Susan Zieger. The Mediated Mind: Affect, Ephemera, and Consumerism in the Nineteenth Century. New York: Fordham University Press, 2018. 256 pp.
Review by Rachel Teukolsky
How should we write the history of media? Many have found an answer in the machine. Friedrich Kittler’s Gramophone, Film, Typewriter (1999) exemplifies the machine fixation of modern media studies, positing new nineteenth-century technologies as the instigators of new ways of being and knowing. For techno-historians of media, the machine alluringly correlates with a posthuman understanding of the subject, in which the self shows qualities of the virtual, disembodied, automated, even cybernetic. These scholars have located the precursors to postmodernity in the technological breakthroughs of the industrial era.
Susan Zieger’s new book, The Mediated Mind, offers a quietly radical divergent account. She focuses on what she points out was “the dominant medium of the nineteenth century”—namely, mass print (p. 11). Consisting of “ink, metal, paper, and cardboard,” print technology distributed millions of ephemeral printed items in the forms of tokens, tickets, cigarette cards, cheap photographs, advertisements, and other detritus of everyday life (p. 11). Zieger sets out to analyze some of the important mental, affective, and cultural ramifications of the mass print revolution. The modern fetishization of the machine has obscured the role played by printed paper in introducing media habits and trends that are still, as Zieger argues, very much with us. Her account rejects a vision of the self as virtual or postmodern; Zieger finds media usage, then as now, to be a profoundly embodied and affect-laden affair.
“From Paper to Pixel,” the title of Zieger’s introduction, reflects the argument’s surprising overall arc. The medium of paper, with its cumbersome, brittle pages, seems a stark contrast to the pixelated, light-as-air medium of the screen. Yet, as Zieger argues, the rise of nineteenth-century mass print brought about some of the same conundrums that we struggle with today in navigating the realms of social media. In both the past and the present, mass media forms offered captivating fantasies of individual expression, even while those fantasies were formulated within a conformist, repetitive realm of the mass experience. Zieger turns to affect theory to limn the complex feelings surrounding the new print media experience. Among the “abiding cultural formations” she categorizes are the desire for presence conjured by media promoting large-scale live events; the addiction to information, as epitomized by the encyclopedic detective Sherlock Holmes; human memory as a form of media storage; the desire for the “playback” of experience, as performed by the phonograph; and mediated forms of self-fashioning embodied by new Victorian celebrities like Oscar Wilde (p. 3).

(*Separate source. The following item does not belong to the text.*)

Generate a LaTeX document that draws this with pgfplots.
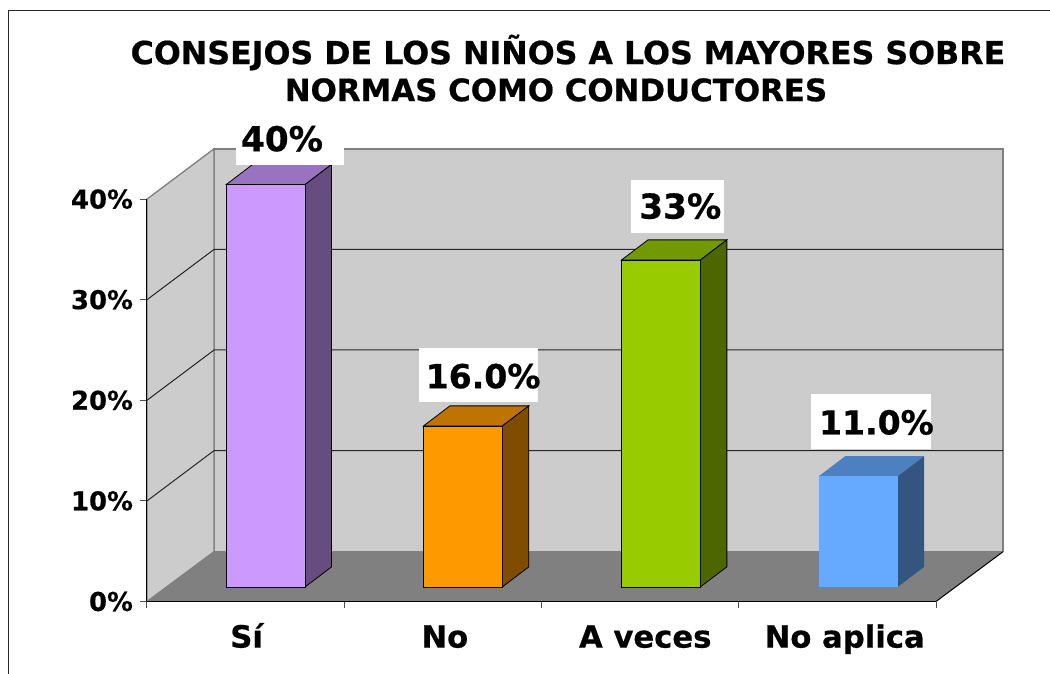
\documentclass[border=0pt]{standalone}
\usepackage{fontspec}
\setmainfont{DejaVu Sans}[BoldFeatures={FakeBold=0.6}]
\usepackage{pgfplots}
\pgfplotsset{compat=1.18}
\definecolor{wall}{HTML}{CCCCCC}
\definecolor{suelo}{HTML}{808080}
\definecolor{lila}{HTML}{CC99FF}
\definecolor{lilatop}{HTML}{9973BF}
\definecolor{lilaside}{HTML}{664C7F}
\definecolor{naranja}{HTML}{FF9900}
\definecolor{naranjatop}{HTML}{BF7300}
\definecolor{naranjaside}{HTML}{804D00}
\definecolor{verde}{HTML}{99CC00}
\definecolor{verdetop}{HTML}{739900}
\definecolor{verdeside}{HTML}{4D6600}
\definecolor{azul}{HTML}{66AAFF}
\definecolor{azultop}{HTML}{4D80BF}
\definecolor{azulside}{HTML}{335580}
\begin{document}
\begin{tikzpicture}
  % 1px = 0.75pt; origin is the front corner of the axis at (147,601.5)
  \path[use as bounding box] (-110.25pt,-54.375pt) rectangle (677.25pt,451.125pt);
  \draw[black!85,line width=0.75pt] (-103.9pt,-54.375pt) -- (-103.9pt,443.3pt) -- (677.25pt,443.3pt);
  \begin{axis}[
    scale only axis,
    width=591.75pt, height=301.8pt,
    xmin=0, xmax=4, ymin=0, ymax=40,
    clip=false,
    axis on top,
    axis x line*=bottom, axis y line*=left,
    axis line style={line width=0.75pt},
    tick align=outside,
    major tick length=5.25pt,
    minor tick length=5.25pt,
    tick style={line width=0.75pt, black!70},
    xtick={0.505,1.51,2.526,3.537},
    xticklabels={S\'{\i},No,A veces,No aplica},
    minor xtick={0,1,2,3,4},
    major x tick style={draw=none},
    ytick={0,10,20,30,40},
    yticklabels={0\%,10\%,20\%,30\%,40\%},
    xticklabel style={font=\fontsize{23}{27}\selectfont\bfseries, yshift=-9pt, text height=16.8pt},
    yticklabel style={font=\fontsize{19.4}{23}\selectfont\bfseries, xshift=-1.75pt},
    title={CONSEJOS DE LOS NIÑOS A LOS MAYORES SOBRE\\\fontsize{23.15}{27.8}\selectfont NORMAS COMO CONDUCTORES\hspace*{18pt}},
    title style={font=\fontsize{23.75}{27.8}\selectfont\bfseries, align=center,
                 at={(0.5336,1)}, anchor=south, yshift=63.6pt},
    bar3d/.style={xshift=15pt, yshift=10.9pt},
  ]
    % paredes y suelo
    \addplot[fill=wall, draw=suelo, line width=1.1pt] coordinates {(0.34,4.95) (0.34,45) (4.34,45) (4.34,4.95)} --cycle;
    \addplot[fill=wall, draw=suelo, line width=1pt] coordinates {(0,0) (0,40) (0.34,45) (0.34,4.95)} --cycle;
    \addplot[fill=suelo, draw=none] coordinates {(0,0) (0.34,4.95) (4.34,4.95) (4,0)} --cycle;
    \addplot[black, line width=0.75pt] coordinates {(4,0) (4.34,4.95)};
    % rejilla
    \addplot[black!85, line width=0.75pt] coordinates {(0,10) (0.34,15) (4.34,15)};
    \addplot[black!85, line width=0.75pt] coordinates {(0,20) (0.34,25) (4.34,25)};
    \addplot[black!85, line width=0.75pt] coordinates {(0,30) (0.34,35) (4.34,35)};

    % Si, 40
    \addplot[bar3d, fill=lilatop, draw=black, line width=0.6pt] coordinates {(0.3,40) (0.4343,42) (0.8343,42) (0.7,40)} --cycle;
    \addplot[bar3d, fill=lilaside, draw=black, line width=0.6pt] coordinates {(0.7,0) (0.8343,2) (0.8343,42) (0.7,40)} --cycle;
    \addplot[bar3d, ybar, bar width=59.25pt, fill=lila, draw=black, line width=0.6pt] coordinates {(0.5,40)};
    % No, 16
    \addplot[bar3d, fill=naranjatop, draw=black, line width=0.6pt] coordinates {(1.3,16) (1.4343,18) (1.8343,18) (1.7,16)} --cycle;
    \addplot[bar3d, fill=naranjaside, draw=black, line width=0.6pt] coordinates {(1.7,0) (1.8343,2) (1.8343,18) (1.7,16)} --cycle;
    \addplot[bar3d, ybar, bar width=59.25pt, fill=naranja, draw=black, line width=0.6pt] coordinates {(1.5,16)};
    % A veces, 32.5
    \addplot[bar3d, fill=verdetop, draw=black, line width=0.6pt] coordinates {(2.304,32.5) (2.4383,34.5) (2.8383,34.5) (2.704,32.5)} --cycle;
    \addplot[bar3d, fill=verdeside, draw=black, line width=0.6pt] coordinates {(2.704,0) (2.8383,2) (2.8383,34.5) (2.704,32.5)} --cycle;
    \addplot[bar3d, ybar, bar width=59.25pt, fill=verde, draw=black, line width=0.6pt] coordinates {(2.504,32.5)};
    % No aplica, 11
    \addplot[bar3d, fill=azultop, draw=none] coordinates {(3.304,11) (3.4383,13) (3.8383,13) (3.704,11)} --cycle;
    \addplot[bar3d, fill=azulside, draw=none] coordinates {(3.704,0) (3.8383,2) (3.8383,13) (3.704,11)} --cycle;
    \addplot[bar3d, ybar, bar width=59.25pt, fill=azul, draw=none] coordinates {(3.504,11)};

    % etiquetas
    \fill[white] (axis cs:0.4513,48.66) rectangle (axis cs:0.9963,43.4);
    \fill[white] (axis cs:2.4539,36.6) rectangle (axis cs:2.9256,41.9);
    \fill[white] (axis cs:1.3798,19.8) rectangle (axis cs:1.9840,25.2);
    \fill[white] (axis cs:3.3665,15.2) rectangle (axis cs:3.9752,20.6);
    \node[font=\fontsize{25.7}{30}\selectfont\bfseries, inner sep=0pt] at (axis cs:0.6844,46) {40\%};
    \node[font=\fontsize{25.7}{30}\selectfont\bfseries, inner sep=0pt] at (axis cs:2.7036,39.3) {33\%};
    \node[font=\fontsize{24.8}{30}\selectfont\bfseries, inner sep=0pt] at (axis cs:1.7040,22.4) {16.0\%};
    \node[font=\fontsize{24.8}{30}\selectfont\bfseries, inner sep=0pt] at (axis cs:3.6980,17.8) {11.0\%};
  \end{axis}
\end{tikzpicture}
\end{document}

Zieger’s chapters treat the world of mass media with a generosity that it has not typically received. While Theodor Adorno and Max Horkheimer castigated “the culture industry” for turning consumers into zombies, Zieger explores the subject with an even-handed curiosity, tracking an array of weird and wonderful Victorian objects—cigarette cards featuring pictures of freshwater fish or Dickens characters; the quill feathers, steel pens, and staining inks comprising the writing technologies of Victorian clerks; the temperance tokens awarded to alcohol drinkers who pledged sobriety. Zieger’s moderated vision of media seems true to our complicated modern experience, where mass social media platforms offer the dangers of tribalism alongside the pleasures of aspiration and self-fashioning.
The Mediated Mind led me to one lingering question: why is passivity still taken as the defining note of modern media consumption? Zieger follows Jonathan Crary, who in Suspensions of Perception aligned mass culture with “states of distraction, reverie, dissociation, and trance.” These associations echo those of Adorno and Horkheimer when attacking the mindlessness of culture consumption. While Zieger assigns a more positive valence to mass culture’s states of “reverie,” “enchantment,” and “daydreaming” (p. 8), the theory still essentially places media usage beyond the rational or conscious self, distinct from the centers of identity. The very intensity of her acute analysis, however, suggests a different possibility, by which our media choices might contribute to a more active kind of self-making and self-definition.
This question is more a provocation than a criticism. Ultimately, The Mediated Mind is a profoundly original and insightful achievement, one that does the best kind of historical work by mining the unexpected sources of our own modern-day preoccupations.
 See Max Horkheimer and Theodor W. Adorno, “The Culture Industry: Enlightenment as Mass Deception,” in Dialectic of Enlightenment: Philosophical Fragments, trans. Edmund Jephcott, ed. Gunzelin Schmid Noerr (Stanford, Calif., 2002).
 Jonathan Crary, Suspensions of Perception: Attention, Spectacle, and Modern Culture (Cambridge, Mass., 2001), p. 46.